New Ship Officers help too. Recruit them through side quests and they add special abilities, from absorbing more punishment to launching the Jackdaw forward for a rude little ramming maneuver. They make naval progression feel personal rather than spreadsheety.
Freedom without the open-world chores
Resynced’s best modern trick is restraint. Regions have danger ratings, but they are warnings rather than padlocks. Sail into rough waters early and you may meet stronger ships, worse weather, or waves that clearly skipped anger management. You can still try, which makes the map feel like an adventure instead of a homework planner.

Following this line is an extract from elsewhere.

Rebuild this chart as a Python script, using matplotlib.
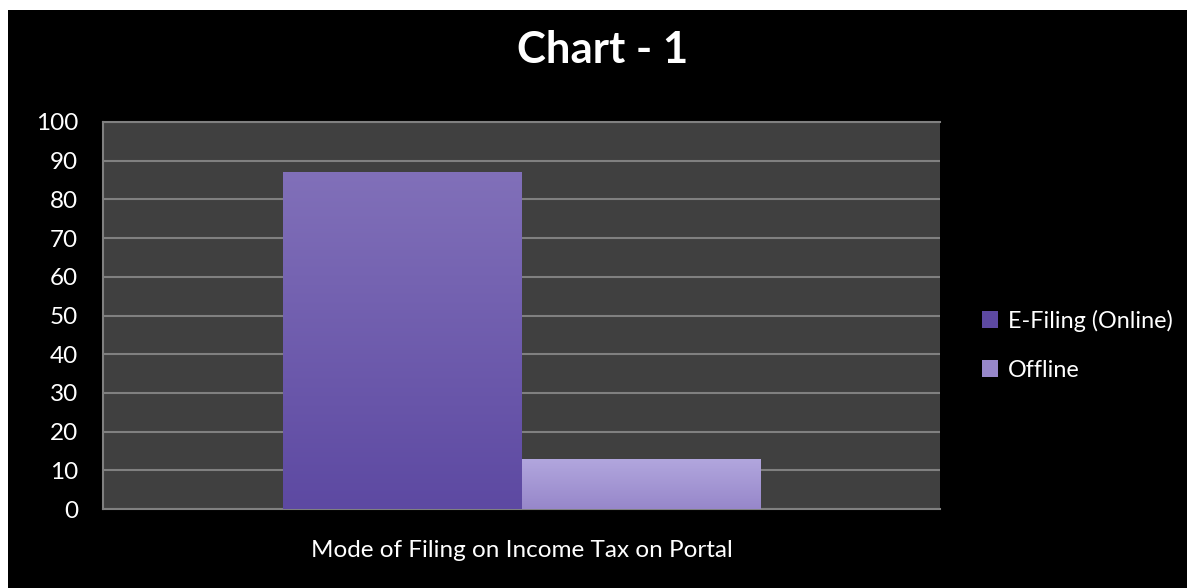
import numpy as np
import matplotlib.pyplot as plt
from matplotlib.colors import LinearSegmentedColormap
from matplotlib.patches import Rectangle

plt.rcParams['font.family'] = ['Lato', 'DejaVu Sans']

category = 'Mode of Filing on Income Tax on Portal'
series = ['E-Filing (Online)', 'Offline']
values = [87, 13]
yticks = [0, 10, 20, 30, 40, 50, 60, 70, 80, 90, 100]

# top / bottom colours of the gradients
grad = [('#8170b9', '#5d49a2'), ('#b2a7de', '#9787ca')]

fig = plt.figure(figsize=(11.87, 5.88), dpi=100, facecolor='white')
fig.patches.append(Rectangle((8 / 1187, 0), 1, 1 - 10 / 588, transform=fig.transFigure,
                             facecolor='black', edgecolor='none', zorder=-10))

ax = fig.add_axes([103 / 1187, 1 - 509 / 588, (940 - 103) / 1187, (509 - 122) / 588])
ax.set_zorder(1)
ax.set_facecolor('#404040')

w = 239 / 837
offsets = [-w / 2, w / 2]
bars = []
for name, v, off, (c_top, c_bot) in zip(series, values, offsets, grad):
    b = ax.bar(off, v, width=w, color=c_bot, label=name, zorder=3)[0]
    cmap = LinearSegmentedColormap.from_list(name, [c_bot, c_top])
    g = np.linspace(0, 1, 256).reshape(-1, 1)
    im = ax.imshow(g, cmap=cmap, origin='lower', aspect='auto',
                   extent=(off - w / 2, off + w / 2, 0, v), zorder=4)
    im.set_clip_path(b)
    bars.append(b)

ax.set_xlim(-0.5, 0.5)
ax.set_ylim(0, 100)
ax.set_yticks(yticks)
ax.set_xticks([])
ax.yaxis.grid(True, color='#808080', linewidth=1.5, zorder=1)
ax.set_axisbelow(True)
ax.tick_params(axis='y', length=0, pad=18, labelsize=17.5, labelcolor='white')
for side in ['left', 'top', 'bottom']:
    ax.spines[side].set_color('#808080')
    ax.spines[side].set_linewidth(1.5)
ax.spines['right'].set_visible(False)

ax.set_xlabel(category, color='white', fontsize=17.5, labelpad=22)

fig.text(603 / 1187, 1 - 50 / 588, 'Chart - 1', color='white', fontsize=31.5,
         fontweight='bold', ha='center', va='center')

leg = fig.legend(handles=bars, labels=series, loc='center left',
                 bbox_to_anchor=(961 / 1187, 1 - 345 / 588), frameon=False,
                 fontsize=16.8, labelcolor='white', handlelength=0.7, handleheight=0.7,
                 handletextpad=0.4, labelspacing=1.2)

fig.savefig('out.png', dpi=100, facecolor=fig.get_facecolor())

Optional activities also respect your time. Contracts pay well, fleet fights feed ship upgrades, hunting and harpooning improve Edward’s kit, and the new officer quests add worthwhile stories. The game has plenty to do, but very little that feels like digital laundry.
Final thoughts
Assassin’s Creed Black Flag Resynced is exactly the kind of remake fans hope for: faithful where it matters, modern where it helps, and smart enough not to pour RPG-era bloat into the bilge. After more than 40 hours, the story still hits, the parries still sparkle, and the Jackdaw still makes every horizon look like a dare.
The only real wobble is enemy AI, which can occasionally behave like it was bonked by a coconut. Even then, this is one of the strongest modern Assassin’s Creed experiences in years — and a reminder that the series is at its best when freedom feels like freedom.
What works
- Edward Kenway’s story still lands beautifully.
- Parry-focused combat is fast and satisfying.
- Naval combat feels smoother and more tactical.
- Side content rewards you without wasting your time.
- No bloat stuffed in just to inflate the hour count.
What wobbles
- Enemy AI can be hilariously dim.
- Some remake additions are subtle rather than flashy.